■ Written problem
Write out the material again word for word, dropping any images it holds.

★ ★ ★ ★ ★

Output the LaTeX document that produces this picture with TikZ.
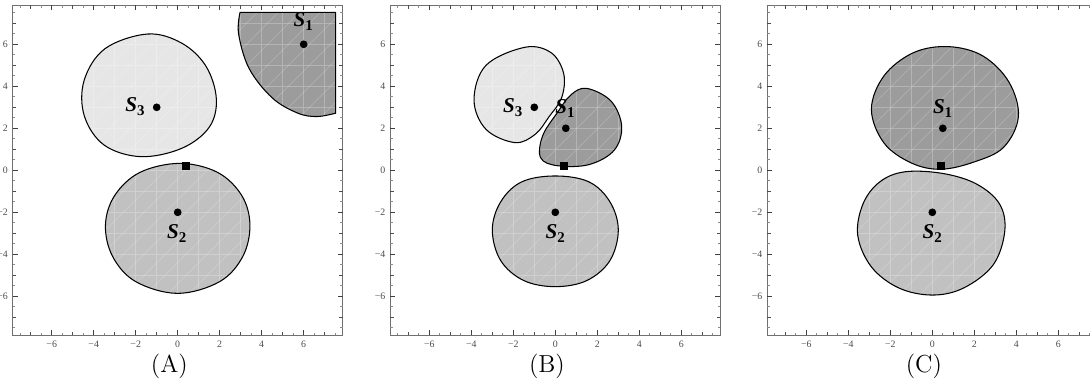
\documentclass[tikz,border=0pt]{standalone}
\usepackage{fontspec}
\newfontfamily\timesfont{Liberation Serif}
\usetikzlibrary{calc}

\definecolor{lightfill}{HTML}{E6E6E6}
\definecolor{midfill}{HTML}{C1C1C1}
\definecolor{darkfill}{HTML}{9C9C9C}
\definecolor{framegray}{HTML}{707070}
\definecolor{ticklabel}{HTML}{4A4A4A}

\newcommand{\slab}[1]{S\raisebox{-0.45ex}{\upshape\fontsize{8.5}{9}\selectfont #1}}

\begin{document}
\begin{tikzpicture}[
      meshline/.style={white, opacity=0.25, line width=0.3pt},
      blob/.style={draw=black, line width=0.6pt, path picture={
          \draw[meshline, step=0.42cm] (path picture bounding box.south west) grid (path picture bounding box.north east);
          \foreach \k in {-14,...,14}
            \draw[meshline] ($(path picture bounding box.south west)+(\k*0.42cm,0)$) -- ++(6cm,6cm);
      }},
      lightblob/.style={blob, fill=lightfill},
      midblob/.style={blob, fill=midfill},
      darkblob/.style={blob, fill=darkfill},
      dot/.style={circle, fill=black, inner sep=0pt, minimum size=0.155cm},
      sq/.style={rectangle, fill=black, inner sep=0pt, minimum size=0.16cm},
      slabel/.style={font=\timesfont\bfseries\itshape\fontsize{12}{13}\selectfont, inner sep=0pt},
      ticklab/.style={font=\timesfont\fontsize{5.6}{6}\selectfont, text=ticklabel, inner sep=1pt},
      panellabel/.style={font=\fontsize{14}{16}\selectfont, inner sep=0pt},
      tickeven/.style={black!75, line width=0.4pt},
      tickodd/.style={black!70, line width=0.4pt},
      tickhalf/.style={black!45, line width=0.4pt}
  ]
      \useasboundingbox (0,0) rectangle (21.8,-7.76);

      % Frames, ticks and panel labels
      \foreach \ox/\name/\lab in {3.554/A/(A), 11.106/B/(B), 18.646/C/(C)} {
        \begin{scope}[shift={(\ox cm,-3.406cm)}, x=0.42cm, y=0.42cm]
          \draw[framegray, line width=0.5pt] (-7.85,-7.85) rectangle (7.85,7.85);
          \foreach \t in {-7.5,-6.5,...,7.5}
            \draw[tickhalf] (\t,-7.85) -- ++(0,0.045cm) (\t,7.85) -- ++(0,-0.045cm)
              (-7.85,\t) -- ++(0.045cm,0) (7.85,\t) -- ++(-0.045cm,0);
          \foreach \t in {-7,-5,...,7}
            \draw[tickodd] (\t,-7.85) -- ++(0,0.065cm) (\t,7.85) -- ++(0,-0.065cm)
              (-7.85,\t) -- ++(0.065cm,0) (7.85,\t) -- ++(-0.065cm,0);
          \foreach \t/\s/\i in {-6/−6/1, -4/−4/2, -2/−2/3, 0/0/4, 2/2/5, 4/4/6, 6/6/7} {
            \draw[tickeven] (\t,-7.85) -- ++(0,0.1cm) (\t,7.85) -- ++(0,-0.1cm)
              (-7.85,\t) -- ++(0.1cm,0) (7.85,\t) -- ++(-0.1cm,0);
            \node[ticklab, anchor=north, yshift=-0.08cm] (xl\name\i) at (\t,-7.85) {\s};
            \node[ticklab, anchor=east, xshift=-0.06cm] (yl\name\i) at (-7.85,\t) {\s};
          }
          \node[panellabel] (lab\name) at (-0.4,-9.35) {\lab};
        \end{scope}
      }

      % Panel A
      \begin{scope}[shift={(3.554cm,-3.406cm)}, x=0.42cm, y=0.42cm]
        \draw[lightblob] plot[smooth cycle, tension=0.6] coordinates {(-1.43,6.49) (0.2,6.05) (1.35,4.95) (1.84,3.4) (1.5,2.05)
          (0.2,1.05) (-1.75,0.65) (-3.5,1.2) (-4.45,2.6) (-4.45,4.3) (-3.45,5.8)};
        \draw[midblob] plot[smooth cycle, tension=0.6] coordinates {(0.1,0.33) (1.9,-0.1) (3.05,-1.2) (3.44,-2.6) (3.1,-4.1)
          (2.0,-5.3) (0,-5.86) (-2.0,-5.3) (-3.1,-4.1) (-3.44,-2.6) (-3.0,-1.2) (-1.8,-0.1)};
        \draw[darkblob] (7.52,7.52) -- plot[smooth, tension=0.6] coordinates {(2.97,7.52) (2.9,6.5) (3.4,4.85) (4.5,3.45)
          (5.7,2.73) (6.62,2.56) (7.52,2.72)} -- cycle;
        \node[dot] (pA1) at (6,6) {};
        \node[dot] (pA2) at (0,-2) {};
        \node[dot] (pA3) at (-1,3) {};
        \node[sq] (qA) at (0.4,0.2) {};
        \node[slabel] (sA1) at (5.98,7.08) {\slab{1}};
        \node[slabel] (sA2) at (-0.05,-3.0) {\slab{2}};
        \node[slabel] (sA3) at (-2.03,3.03) {\slab{3}};
      \end{scope}

      % Panel B
      \begin{scope}[shift={(11.106cm,-3.406cm)}, x=0.42cm, y=0.42cm]
        \draw[lightblob] plot[smooth cycle, tension=0.6] coordinates {(-1.44,5.86) (-0.2,5.6) (0.4,4.6) (0.3,3.45)
          (-0.3,2.55) (-0.95,1.72) (-1.92,1.32) (-3.3,1.95) (-3.87,3.35) (-3.3,5.0)};
        \draw[darkblob] plot[smooth cycle, tension=0.6] coordinates {(1.5,3.9) (2.65,3.3) (3.16,2.1) (2.8,0.95)
          (1.6,0.27) (0.1,0.22) (-0.7,0.6) (-0.6,1.65) (0.1,2.75) (0.75,3.6)};
        \draw[midblob] plot[smooth cycle, tension=0.6] coordinates {(0,-0.27) (1.6,-0.55) (2.6,-1.5) (3.0,-2.84) (2.6,-4.3)
          (1.5,-5.25) (0,-5.54) (-1.5,-5.25) (-2.6,-4.3) (-3.0,-2.84) (-2.6,-1.5) (-1.6,-0.55)};
        \node[dot] (pB1) at (0.5,2) {};
        \node[dot] (pB2) at (0,-2) {};
        \node[dot] (pB3) at (-1,3) {};
        \node[sq] (qB) at (0.4,0.2) {};
        \node[slabel] (sB1) at (0.46,2.95) {\slab{1}};
        \node[slabel] (sB2) at (0,-3.0) {\slab{2}};
        \node[slabel] (sB3) at (-2.03,3.0) {\slab{3}};
      \end{scope}

      % Panel C
      \begin{scope}[shift={(18.646cm,-3.406cm)}, x=0.42cm, y=0.42cm]
        \draw[darkblob] plot[smooth cycle, tension=0.6] coordinates {(0.76,5.89) (2.4,5.45) (3.65,4.2) (4.1,2.56) (3.4,1.1)
          (2.0,0.4) (0.4,0.05) (-1.0,0.35) (-2.3,1.3) (-2.9,2.9) (-2.3,4.5) (-0.9,5.6)};
        \draw[midblob] plot[smooth cycle, tension=0.6] coordinates {(-1.3,-0.07) (0.5,-0.15) (2.1,-0.65) (3.2,-1.6) (3.45,-2.9)
          (2.9,-4.5) (1.5,-5.6) (0,-5.94) (-1.6,-5.6) (-2.9,-4.6) (-3.55,-3.1) (-3.3,-1.6) (-2.5,-0.55)};
        \node[dot] (pC1) at (0.5,2) {};
        \node[dot] (pC2) at (0,-2) {};
        \node[sq] (qC) at (0.4,0.2) {};
        \node[slabel] (sC1) at (0.49,2.95) {\slab{1}};
        \node[slabel] (sC2) at (0,-3.0) {\slab{2}};
      \end{scope}
  \end{tikzpicture}
\end{document}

★ ★ ★ ★ ★

■ Final answer
Output the LaTeX document that produces this picture with TikZ.
\documentclass[tikz,border=0pt]{standalone}
\usepackage{fontspec}
\newfontfamily\timesfont{Liberation Serif}
\usetikzlibrary{calc}

\definecolor{lightfill}{HTML}{E6E6E6}
\definecolor{midfill}{HTML}{C1C1C1}
\definecolor{darkfill}{HTML}{9C9C9C}
\definecolor{framegray}{HTML}{707070}
\definecolor{ticklabel}{HTML}{4A4A4A}

\newcommand{\slab}[1]{S\raisebox{-0.45ex}{\upshape\fontsize{8.5}{9}\selectfont #1}}

\begin{document}
\begin{tikzpicture}[
      meshline/.style={white, opacity=0.25, line width=0.3pt},
      blob/.style={draw=black, line width=0.6pt, path picture={
          \draw[meshline, step=0.42cm] (path picture bounding box.south west) grid (path picture bounding box.north east);
          \foreach \k in {-14,...,14}
            \draw[meshline] ($(path picture bounding box.south west)+(\k*0.42cm,0)$) -- ++(6cm,6cm);
      }},
      lightblob/.style={blob, fill=lightfill},
      midblob/.style={blob, fill=midfill},
      darkblob/.style={blob, fill=darkfill},
      dot/.style={circle, fill=black, inner sep=0pt, minimum size=0.155cm},
      sq/.style={rectangle, fill=black, inner sep=0pt, minimum size=0.16cm},
      slabel/.style={font=\timesfont\bfseries\itshape\fontsize{12}{13}\selectfont, inner sep=0pt},
      ticklab/.style={font=\timesfont\fontsize{5.6}{6}\selectfont, text=ticklabel, inner sep=1pt},
      panellabel/.style={font=\fontsize{14}{16}\selectfont, inner sep=0pt},
      tickeven/.style={black!75, line width=0.4pt},
      tickodd/.style={black!70, line width=0.4pt},
      tickhalf/.style={black!45, line width=0.4pt}
  ]
      \useasboundingbox (0,0) rectangle (21.8,-7.76);

      % Frames, ticks and panel labels
      \foreach \ox/\name/\lab in {3.554/A/(A), 11.106/B/(B), 18.646/C/(C)} {
        \begin{scope}[shift={(\ox cm,-3.406cm)}, x=0.42cm, y=0.42cm]
          \draw[framegray, line width=0.5pt] (-7.85,-7.85) rectangle (7.85,7.85);
          \foreach \t in {-7.5,-6.5,...,7.5}
            \draw[tickhalf] (\t,-7.85) -- ++(0,0.045cm) (\t,7.85) -- ++(0,-0.045cm)
              (-7.85,\t) -- ++(0.045cm,0) (7.85,\t) -- ++(-0.045cm,0);
          \foreach \t in {-7,-5,...,7}
            \draw[tickodd] (\t,-7.85) -- ++(0,0.065cm) (\t,7.85) -- ++(0,-0.065cm)
              (-7.85,\t) -- ++(0.065cm,0) (7.85,\t) -- ++(-0.065cm,0);
          \foreach \t/\s/\i in {-6/−6/1, -4/−4/2, -2/−2/3, 0/0/4, 2/2/5, 4/4/6, 6/6/7} {
            \draw[tickeven] (\t,-7.85) -- ++(0,0.1cm) (\t,7.85) -- ++(0,-0.1cm)
              (-7.85,\t) -- ++(0.1cm,0) (7.85,\t) -- ++(-0.1cm,0);
            \node[ticklab, anchor=north, yshift=-0.08cm] (xl\name\i) at (\t,-7.85) {\s};
            \node[ticklab, anchor=east, xshift=-0.06cm] (yl\name\i) at (-7.85,\t) {\s};
          }
          \node[panellabel] (lab\name) at (-0.4,-9.35) {\lab};
        \end{scope}
      }

      % Panel A
      \begin{scope}[shift={(3.554cm,-3.406cm)}, x=0.42cm, y=0.42cm]
        \draw[lightblob] plot[smooth cycle, tension=0.6] coordinates {(-1.43,6.49) (0.2,6.05) (1.35,4.95) (1.84,3.4) (1.5,2.05)
          (0.2,1.05) (-1.75,0.65) (-3.5,1.2) (-4.45,2.6) (-4.45,4.3) (-3.45,5.8)};
        \draw[midblob] plot[smooth cycle, tension=0.6] coordinates {(0.1,0.33) (1.9,-0.1) (3.05,-1.2) (3.44,-2.6) (3.1,-4.1)
          (2.0,-5.3) (0,-5.86) (-2.0,-5.3) (-3.1,-4.1) (-3.44,-2.6) (-3.0,-1.2) (-1.8,-0.1)};
        \draw[darkblob] (7.52,7.52) -- plot[smooth, tension=0.6] coordinates {(2.97,7.52) (2.9,6.5) (3.4,4.85) (4.5,3.45)
          (5.7,2.73) (6.62,2.56) (7.52,2.72)} -- cycle;
        \node[dot] (pA1) at (6,6) {};
        \node[dot] (pA2) at (0,-2) {};
        \node[dot] (pA3) at (-1,3) {};
        \node[sq] (qA) at (0.4,0.2) {};
        \node[slabel] (sA1) at (5.98,7.08) {\slab{1}};
        \node[slabel] (sA2) at (-0.05,-3.0) {\slab{2}};
        \node[slabel] (sA3) at (-2.03,3.03) {\slab{3}};
      \end{scope}

      % Panel B
      \begin{scope}[shift={(11.106cm,-3.406cm)}, x=0.42cm, y=0.42cm]
        \draw[lightblob] plot[smooth cycle, tension=0.6] coordinates {(-1.44,5.86) (-0.2,5.6) (0.4,4.6) (0.3,3.45)
          (-0.3,2.55) (-0.95,1.72) (-1.92,1.32) (-3.3,1.95) (-3.87,3.35) (-3.3,5.0)};
        \draw[darkblob] plot[smooth cycle, tension=0.6] coordinates {(1.5,3.9) (2.65,3.3) (3.16,2.1) (2.8,0.95)
          (1.6,0.27) (0.1,0.22) (-0.7,0.6) (-0.6,1.65) (0.1,2.75) (0.75,3.6)};
        \draw[midblob] plot[smooth cycle, tension=0.6] coordinates {(0,-0.27) (1.6,-0.55) (2.6,-1.5) (3.0,-2.84) (2.6,-4.3)
          (1.5,-5.25) (0,-5.54) (-1.5,-5.25) (-2.6,-4.3) (-3.0,-2.84) (-2.6,-1.5) (-1.6,-0.55)};
        \node[dot] (pB1) at (0.5,2) {};
        \node[dot] (pB2) at (0,-2) {};
        \node[dot] (pB3) at (-1,3) {};
        \node[sq] (qB) at (0.4,0.2) {};
        \node[slabel] (sB1) at (0.46,2.95) {\slab{1}};
        \node[slabel] (sB2) at (0,-3.0) {\slab{2}};
        \node[slabel] (sB3) at (-2.03,3.0) {\slab{3}};
      \end{scope}

      % Panel C
      \begin{scope}[shift={(18.646cm,-3.406cm)}, x=0.42cm, y=0.42cm]
        \draw[darkblob] plot[smooth cycle, tension=0.6] coordinates {(0.76,5.89) (2.4,5.45) (3.65,4.2) (4.1,2.56) (3.4,1.1)
          (2.0,0.4) (0.4,0.05) (-1.0,0.35) (-2.3,1.3) (-2.9,2.9) (-2.3,4.5) (-0.9,5.6)};
        \draw[midblob] plot[smooth cycle, tension=0.6] coordinates {(-1.3,-0.07) (0.5,-0.15) (2.1,-0.65) (3.2,-1.6) (3.45,-2.9)
          (2.9,-4.5) (1.5,-5.6) (0,-5.94) (-1.6,-5.6) (-2.9,-4.6) (-3.55,-3.1) (-3.3,-1.6) (-2.5,-0.55)};
        \node[dot] (pC1) at (0.5,2) {};
        \node[dot] (pC2) at (0,-2) {};
        \node[sq] (qC) at (0.4,0.2) {};
        \node[slabel] (sC1) at (0.49,2.95) {\slab{1}};
        \node[slabel] (sC2) at (0,-3.0) {\slab{2}};
      \end{scope}
  \end{tikzpicture}
\end{document}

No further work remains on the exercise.